Junta-staged rally struggles to stir disapproval of opposition
The country's equivalent of a communist political party appears to be wilting in the harsh glare of popular derision.
When the regime organised one of its 'spontaneous' political rallies last Saturday in Mandalay, the Union Solidarity and Development Association played a relatively low-key role.
The rally was designed to suggest there was public disapproval for the opposition National League for Democracy (NLD) on the 10th anniversary weekend of its creation. Protesters were allegedly expressing their 'genuine anger at detractors and subversives' seeking to 'wreck peace and stability'.
The target is of course the NLD and its recent creation of a committee to represent a 1990 parliament that - had the military allowed it to convene - the party would have dominated.
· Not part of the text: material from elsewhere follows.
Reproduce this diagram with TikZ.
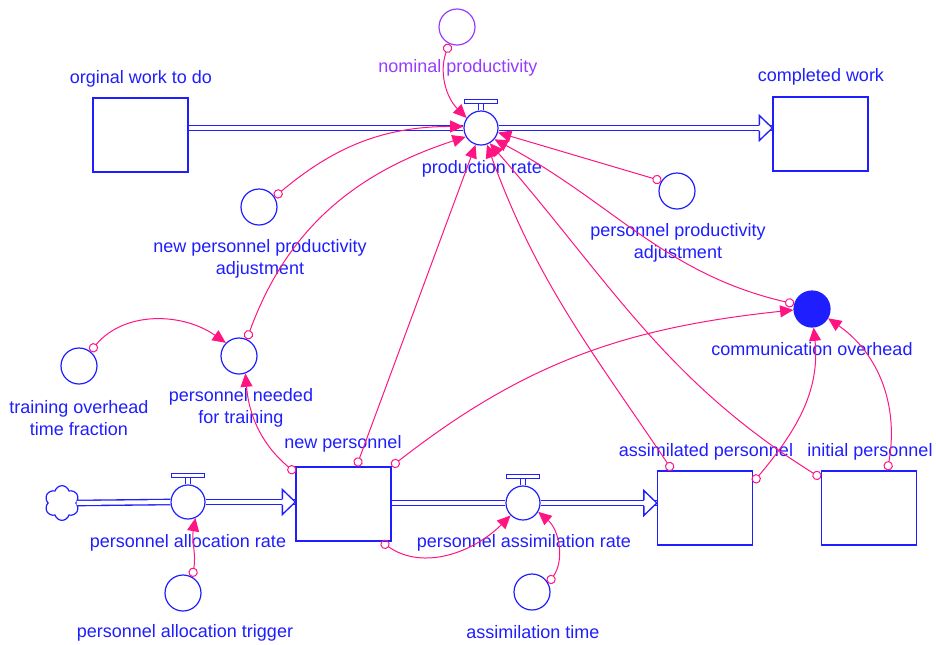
\documentclass[tikz,border=0pt]{standalone}
\usepackage{fontspec}
\setmainfont{Liberation Sans}
\usepackage{tikz}
\tikzset{every picture/.style={line width=0.75pt}}
\usetikzlibrary{arrows.meta}
\usetikzlibrary{shapes.symbols}

\definecolor{stockblue}{RGB}{30,30,255}
\definecolor{linkpink}{RGB}{255,20,130}
\definecolor{constpurple}{RGB}{150,60,255}

\tikzset{
  stock/.style={draw=stockblue, line width=1pt, rectangle, minimum width=71.25pt, minimum height=55.5pt, inner sep=0pt},
  aux/.style={draw=stockblue, line width=0.9pt, circle, minimum size=27pt, inner sep=0pt},
  valve/.style={draw=stockblue, line width=0.9pt, fill=white, circle, minimum size=25.5pt, inner sep=0pt},
  pipe/.style={draw=stockblue, line width=1pt, double=white, double distance=3pt},
  link/.style={draw=linkpink, {Circle[open,length=7pt,width=7pt]}-{Triangle[length=10pt,width=9pt]}},
  lbl/.style={text=stockblue, inner sep=0pt, align=center, font=\fontsize{13.5}{17}\selectfont},
  pics/valvetop/.style={code={
    \draw[stockblue, line width=0.9pt] (-2.5,0) -- (-2.5,7) (2.5,0) -- (2.5,7);
    \draw[stockblue, line width=0.9pt, fill=white] (-16.5,7) rectangle (16.5,11);}},
  pics/pipehead/.style={code={
    \filldraw[draw=stockblue, line width=1pt, fill=white] (-13,-3) -- (-13,-12.5) -- (0,0) -- (-13,12.5) -- (-13,3);}}
}

\begin{document}
\begin{tikzpicture}[x=0.75pt,y=0.75pt,yscale=-1,xscale=1]
\useasboundingbox (0,0) rectangle (936,644);

%Stocks
\node[stock] (orig) at (140.5,135) {};
\node[stock] (done) at (820.5,134) {};
\node[stock] (newp) at (343.5,504) {};
\node[stock] (assim) at (705,508) {};
\node[stock] (initp) at (869,508) {};

%Cloud
\node[cloud, cloud puffs=6, aspect=1, draw=stockblue, line width=0.9pt, minimum size=26pt, inner sep=0pt] (source) at (62,503) {};

%Valves
\node[valve] (prodrate) at (481,128) {};
\pic at (prodrate.north) {valvetop};
\node[valve] (allocrate) at (188,502) {};
\pic at (allocrate.north) {valvetop};
\node[valve] (assimrate) at (523,503) {};
\pic at (assimrate.north) {valvetop};

%Pipes
\draw[pipe] (orig.east |- prodrate.west) -- (prodrate.west);
\draw[pipe] (prodrate.east) -- (done.west |- prodrate.east);
\pic at (done.west |- prodrate.east) {pipehead};
\draw[pipe] (source.east) -- (allocrate.west);
\draw[pipe] (allocrate.east) -- (newp.west |- allocrate.east);
\pic at (newp.west |- allocrate.east) {pipehead};
\draw[pipe] (newp.east |- assimrate.west) -- (assimrate.west);
\draw[pipe] (assimrate.east) -- (assim.west |- assimrate.east);
\pic at (assim.west |- assimrate.east) {pipehead};

%Auxiliaries
\node[aux, draw=constpurple] (nomprod) at (457,27) {};
\node[aux] (npa) at (259,207) {};
\node[aux] (ppa) at (677,191) {};
\node[aux] (tof) at (79,366) {};
\node[aux] (pnt) at (239,356) {};
\node[aux, fill=stockblue] (comm) at (812,309) {};
\node[aux] (pat) at (183,593) {};
\node[aux] (asstime) at (532,592) {};

% Text Node
\node[lbl] (origlbl) at (141,79) {orginal work to do};
\node[lbl] (donelbl) at (821,77) {completed work};
\node[lbl] (newplbl) at (343,444) {new personnel};
\node[lbl] (assimlbl) at (706,452) {assimilated personnel};
\node[lbl] (initplbl) at (870,452) {initial personnel};
\node[lbl] (prodratelbl) at (482,169) {production rate};
\node[lbl] (allocratelbl) at (188,543) {personnel allocation rate};
\node[lbl] (assimratelbl) at (524,543) {personnel assimilation rate};
\node[lbl, text=constpurple] (nomprodlbl) at (458,68) {nominal productivity};
\node[lbl] (npalbl) at (260,259) {new personnel productivity\\adjustment};
\node[lbl] (ppalbl) at (678,243) {personnel productivity\\adjustment};
\node[lbl] (toflbl) at (79,418) {training overhead\\time fraction};
\node[lbl] (pntlbl) at (241,408) {personnel needed\\for training};
\node[lbl] (commlbl) at (812,349) {communication overhead};
\node[lbl] (patlbl) at (185,633) {personnel allocation trigger};
\node[lbl] (asstimelbl) at (533,632) {assimilation time};

%Connectors
\draw[link] (nomprod.245) to[out=110,in=225] (prodrate.145);
\draw[link] (npa.33) to[out=-40,in=180] (prodrate.175);
\draw[link] (pnt.65) to[out=-70,in=162] (prodrate.210);
\draw[link] (newp.71) -- (prodrate.252);
\draw[link] (assim.131) to[out=236,in=70] (prodrate.290);
\draw[link] (initp.148) to[out=212,in=49] (prodrate.300);
\draw[link] (comm.164) to[out=193,in=28] (prodrate.320);
\draw[link] (ppa.147) -- (prodrate.345);
\draw[link] (newp.north east) to[out=-38,in=174] (comm.183);
\draw[link] (assim.28) to[out=-50,in=84] (comm.275);
\draw[link] (initp.64) to[out=-80,in=35] (comm.330);
\draw[link] (tof.52) to[out=-50,in=215] (pnt.135);
\draw[link] (newp.147) to[out=220,in=85] (pnt.290);
\draw[link] (pat.60) to[out=-80,in=100] (allocrate.295);
\draw[link] (newp.315) to[out=35,in=135] (assimrate.225);
\draw[link] (asstime.28) to[out=-55,in=41] (assimrate.330);
\end{tikzpicture}
\end{document}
Estimates are that more than 20,000 unhappy demonstrators answered the call.
Perhaps so. But the statement may have given the game away in stating that they were 'businessmen, entrepreneurs, merchants, traders, shopkeepers and ordinary citizens'. Many of them were, in other words, people who probably had little choice but to attend if they wanted to continue in business.
The New Light of Myanmar said over the same weekend that the representatives of 24 'social and economic organisations' were also present.
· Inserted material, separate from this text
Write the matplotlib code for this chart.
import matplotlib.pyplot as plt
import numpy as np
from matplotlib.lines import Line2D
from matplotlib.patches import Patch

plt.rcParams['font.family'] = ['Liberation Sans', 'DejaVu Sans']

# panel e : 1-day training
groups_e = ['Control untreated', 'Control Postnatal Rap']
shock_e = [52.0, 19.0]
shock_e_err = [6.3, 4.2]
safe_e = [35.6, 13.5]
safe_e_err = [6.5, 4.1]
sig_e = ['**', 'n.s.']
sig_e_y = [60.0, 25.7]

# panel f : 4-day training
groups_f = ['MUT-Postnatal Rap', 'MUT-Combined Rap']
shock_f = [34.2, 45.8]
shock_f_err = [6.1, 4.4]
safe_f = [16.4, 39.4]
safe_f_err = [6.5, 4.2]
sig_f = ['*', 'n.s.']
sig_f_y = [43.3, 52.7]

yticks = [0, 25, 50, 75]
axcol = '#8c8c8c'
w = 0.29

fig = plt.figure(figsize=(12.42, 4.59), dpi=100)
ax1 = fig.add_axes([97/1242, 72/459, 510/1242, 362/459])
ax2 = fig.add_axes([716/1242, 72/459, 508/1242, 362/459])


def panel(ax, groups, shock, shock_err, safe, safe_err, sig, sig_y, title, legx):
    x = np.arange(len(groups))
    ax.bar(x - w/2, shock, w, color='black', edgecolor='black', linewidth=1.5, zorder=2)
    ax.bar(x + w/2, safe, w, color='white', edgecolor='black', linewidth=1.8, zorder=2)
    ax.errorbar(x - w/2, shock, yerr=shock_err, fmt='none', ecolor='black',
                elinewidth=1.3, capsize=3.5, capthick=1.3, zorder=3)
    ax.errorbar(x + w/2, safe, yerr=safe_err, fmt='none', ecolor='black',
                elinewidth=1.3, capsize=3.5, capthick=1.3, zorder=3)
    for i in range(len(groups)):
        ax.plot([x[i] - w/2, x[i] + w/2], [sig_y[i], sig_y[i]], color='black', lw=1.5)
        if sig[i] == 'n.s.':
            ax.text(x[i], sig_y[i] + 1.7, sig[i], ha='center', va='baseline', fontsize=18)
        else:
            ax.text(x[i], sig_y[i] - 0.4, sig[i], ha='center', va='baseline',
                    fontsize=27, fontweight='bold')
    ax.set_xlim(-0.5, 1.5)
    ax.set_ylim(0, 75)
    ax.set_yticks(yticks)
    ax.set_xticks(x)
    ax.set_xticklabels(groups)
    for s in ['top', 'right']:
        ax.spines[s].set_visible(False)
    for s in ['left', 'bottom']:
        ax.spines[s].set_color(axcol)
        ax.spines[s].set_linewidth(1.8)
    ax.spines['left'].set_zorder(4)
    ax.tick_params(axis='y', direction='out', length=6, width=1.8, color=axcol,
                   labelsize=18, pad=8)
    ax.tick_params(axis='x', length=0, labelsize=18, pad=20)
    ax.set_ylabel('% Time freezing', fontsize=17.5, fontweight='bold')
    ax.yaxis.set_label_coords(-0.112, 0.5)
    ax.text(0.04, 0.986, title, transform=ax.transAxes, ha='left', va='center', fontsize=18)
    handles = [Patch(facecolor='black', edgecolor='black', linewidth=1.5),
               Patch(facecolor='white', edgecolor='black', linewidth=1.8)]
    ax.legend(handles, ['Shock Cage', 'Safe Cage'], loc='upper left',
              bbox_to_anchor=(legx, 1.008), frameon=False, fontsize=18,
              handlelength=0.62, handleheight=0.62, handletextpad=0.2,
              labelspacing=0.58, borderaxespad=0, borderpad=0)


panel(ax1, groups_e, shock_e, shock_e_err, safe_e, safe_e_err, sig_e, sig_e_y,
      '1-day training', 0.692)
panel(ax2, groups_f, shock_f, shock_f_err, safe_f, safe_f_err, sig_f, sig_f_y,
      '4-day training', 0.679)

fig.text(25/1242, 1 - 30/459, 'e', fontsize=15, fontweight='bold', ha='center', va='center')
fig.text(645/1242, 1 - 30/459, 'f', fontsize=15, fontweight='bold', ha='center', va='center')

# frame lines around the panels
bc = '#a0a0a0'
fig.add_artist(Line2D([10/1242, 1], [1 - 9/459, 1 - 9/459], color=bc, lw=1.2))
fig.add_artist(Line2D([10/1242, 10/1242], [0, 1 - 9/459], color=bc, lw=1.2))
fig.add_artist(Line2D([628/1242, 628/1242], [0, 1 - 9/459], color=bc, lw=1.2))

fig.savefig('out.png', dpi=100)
These organisations ranged from the local branch of the Red Cross Society and the Motion Picture Association, to the Oil Dealers' Association and the Auxiliary Fire Brigade.
If there was still any room for 'ordinary citizens' they attended only because the only alternative was to pay a fine.
But why not simply parade the local branch of USDA - the regime's civilian arm that has spread its tentacles throughout the country? 'It's just terribly unpopular,' said one opposition activist who recently emerged from Burma.